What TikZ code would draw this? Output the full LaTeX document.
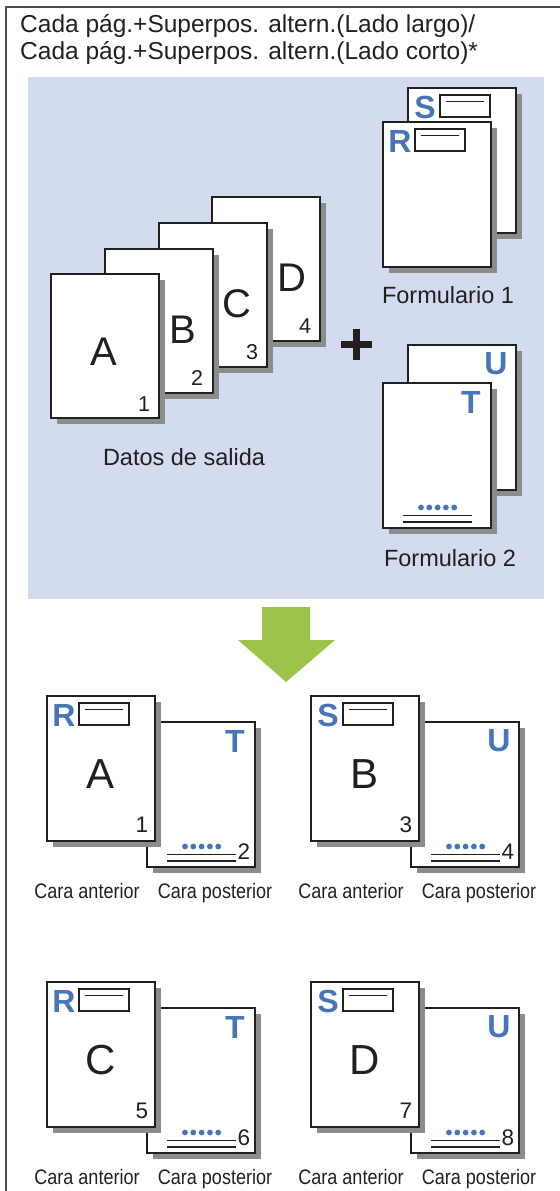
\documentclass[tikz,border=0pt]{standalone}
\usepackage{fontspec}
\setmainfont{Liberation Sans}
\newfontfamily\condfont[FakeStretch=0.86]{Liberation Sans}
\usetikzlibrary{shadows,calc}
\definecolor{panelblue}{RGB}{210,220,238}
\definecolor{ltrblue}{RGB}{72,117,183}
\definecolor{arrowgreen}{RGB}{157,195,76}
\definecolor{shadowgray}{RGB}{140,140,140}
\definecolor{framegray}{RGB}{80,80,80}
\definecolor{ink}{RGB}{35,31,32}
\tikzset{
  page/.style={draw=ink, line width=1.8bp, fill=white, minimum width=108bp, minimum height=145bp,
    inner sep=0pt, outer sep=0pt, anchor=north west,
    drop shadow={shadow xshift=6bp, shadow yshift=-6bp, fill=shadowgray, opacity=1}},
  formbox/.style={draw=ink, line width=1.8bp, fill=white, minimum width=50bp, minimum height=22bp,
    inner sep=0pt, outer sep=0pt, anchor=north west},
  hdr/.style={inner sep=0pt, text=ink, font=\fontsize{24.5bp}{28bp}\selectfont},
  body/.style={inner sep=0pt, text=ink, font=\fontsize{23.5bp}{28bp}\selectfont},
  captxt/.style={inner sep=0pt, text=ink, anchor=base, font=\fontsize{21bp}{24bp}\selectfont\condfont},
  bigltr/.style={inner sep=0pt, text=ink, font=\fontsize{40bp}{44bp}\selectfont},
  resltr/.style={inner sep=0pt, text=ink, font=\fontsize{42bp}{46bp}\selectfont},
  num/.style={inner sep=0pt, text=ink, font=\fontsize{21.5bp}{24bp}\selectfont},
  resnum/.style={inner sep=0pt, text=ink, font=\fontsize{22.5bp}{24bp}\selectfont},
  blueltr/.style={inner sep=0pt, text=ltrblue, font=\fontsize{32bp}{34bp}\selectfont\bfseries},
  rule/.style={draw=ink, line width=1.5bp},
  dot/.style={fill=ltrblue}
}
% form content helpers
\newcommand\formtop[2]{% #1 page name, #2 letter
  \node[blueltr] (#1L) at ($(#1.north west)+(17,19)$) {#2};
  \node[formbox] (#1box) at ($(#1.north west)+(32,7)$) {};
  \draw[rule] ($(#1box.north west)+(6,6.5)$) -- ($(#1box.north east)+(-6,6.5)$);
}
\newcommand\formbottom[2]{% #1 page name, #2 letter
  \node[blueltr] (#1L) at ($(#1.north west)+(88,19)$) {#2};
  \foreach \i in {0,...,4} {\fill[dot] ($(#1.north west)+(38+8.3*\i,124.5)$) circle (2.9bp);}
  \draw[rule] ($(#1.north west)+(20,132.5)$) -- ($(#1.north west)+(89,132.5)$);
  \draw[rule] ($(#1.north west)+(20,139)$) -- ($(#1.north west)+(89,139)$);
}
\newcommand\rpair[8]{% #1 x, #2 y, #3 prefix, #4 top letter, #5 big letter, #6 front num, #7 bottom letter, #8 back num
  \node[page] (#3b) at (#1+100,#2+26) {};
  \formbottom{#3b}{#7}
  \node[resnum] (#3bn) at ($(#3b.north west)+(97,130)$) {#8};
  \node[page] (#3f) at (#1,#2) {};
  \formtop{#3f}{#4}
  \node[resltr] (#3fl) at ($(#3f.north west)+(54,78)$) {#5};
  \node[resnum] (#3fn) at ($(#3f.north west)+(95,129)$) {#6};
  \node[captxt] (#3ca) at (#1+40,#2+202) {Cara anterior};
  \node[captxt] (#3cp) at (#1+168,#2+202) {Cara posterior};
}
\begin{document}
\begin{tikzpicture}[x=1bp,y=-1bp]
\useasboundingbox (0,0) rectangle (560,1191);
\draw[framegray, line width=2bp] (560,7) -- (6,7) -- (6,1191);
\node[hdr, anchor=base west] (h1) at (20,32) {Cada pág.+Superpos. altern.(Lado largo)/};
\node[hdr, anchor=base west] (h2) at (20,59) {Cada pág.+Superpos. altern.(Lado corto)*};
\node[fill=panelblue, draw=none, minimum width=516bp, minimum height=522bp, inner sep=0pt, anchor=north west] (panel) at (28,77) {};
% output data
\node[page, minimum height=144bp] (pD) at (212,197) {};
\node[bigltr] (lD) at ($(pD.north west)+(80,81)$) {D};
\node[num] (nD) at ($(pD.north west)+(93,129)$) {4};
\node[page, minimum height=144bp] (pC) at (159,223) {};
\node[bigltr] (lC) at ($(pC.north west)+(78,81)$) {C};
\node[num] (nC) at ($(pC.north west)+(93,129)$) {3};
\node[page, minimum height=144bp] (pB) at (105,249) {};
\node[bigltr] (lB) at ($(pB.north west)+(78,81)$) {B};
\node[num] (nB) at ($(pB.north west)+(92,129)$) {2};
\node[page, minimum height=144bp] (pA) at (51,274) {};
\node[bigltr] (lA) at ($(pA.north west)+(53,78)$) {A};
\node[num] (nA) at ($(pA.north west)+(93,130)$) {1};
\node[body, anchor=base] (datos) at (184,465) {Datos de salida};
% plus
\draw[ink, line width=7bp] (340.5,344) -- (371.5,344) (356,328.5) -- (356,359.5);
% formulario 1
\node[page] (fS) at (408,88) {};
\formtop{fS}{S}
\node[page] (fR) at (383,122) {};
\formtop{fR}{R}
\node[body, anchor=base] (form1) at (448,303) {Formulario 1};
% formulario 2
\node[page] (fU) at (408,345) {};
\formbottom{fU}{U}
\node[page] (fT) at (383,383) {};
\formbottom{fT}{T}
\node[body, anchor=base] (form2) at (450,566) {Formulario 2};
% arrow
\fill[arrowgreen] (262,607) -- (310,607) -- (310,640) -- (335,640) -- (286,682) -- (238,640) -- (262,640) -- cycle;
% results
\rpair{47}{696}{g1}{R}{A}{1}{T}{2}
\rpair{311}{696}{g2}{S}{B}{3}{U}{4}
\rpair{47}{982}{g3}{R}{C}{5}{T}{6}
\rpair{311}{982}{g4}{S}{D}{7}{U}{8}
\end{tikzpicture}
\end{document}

## The request
Return all lines containing "draw".

## Written response
What TikZ code would draw this? Output the full LaTeX document.
  page/.style={draw=ink, line width=1.8bp, fill=white, minimum width=108bp, minimum height=145bp,
  formbox/.style={draw=ink, line width=1.8bp, fill=white, minimum width=50bp, minimum height=22bp,
  rule/.style={draw=ink, line width=1.5bp},
  \draw[rule] ($(#1box.north west)+(6,6.5)$) -- ($(#1box.north east)+(-6,6.5)$);
  \draw[rule] ($(#1.north west)+(20,132.5)$) -- ($(#1.north west)+(89,132.5)$);
  \draw[rule] ($(#1.north west)+(20,139)$) -- ($(#1.north west)+(89,139)$);
\draw[framegray, line width=2bp] (560,7) -- (6,7) -- (6,1191);
\node[fill=panelblue, draw=none, minimum width=516bp, minimum height=522bp, inner sep=0pt, anchor=north west] (panel) at (28,77) {};
\draw[ink, line width=7bp] (340.5,344) -- (371.5,344) (356,328.5) -- (356,359.5);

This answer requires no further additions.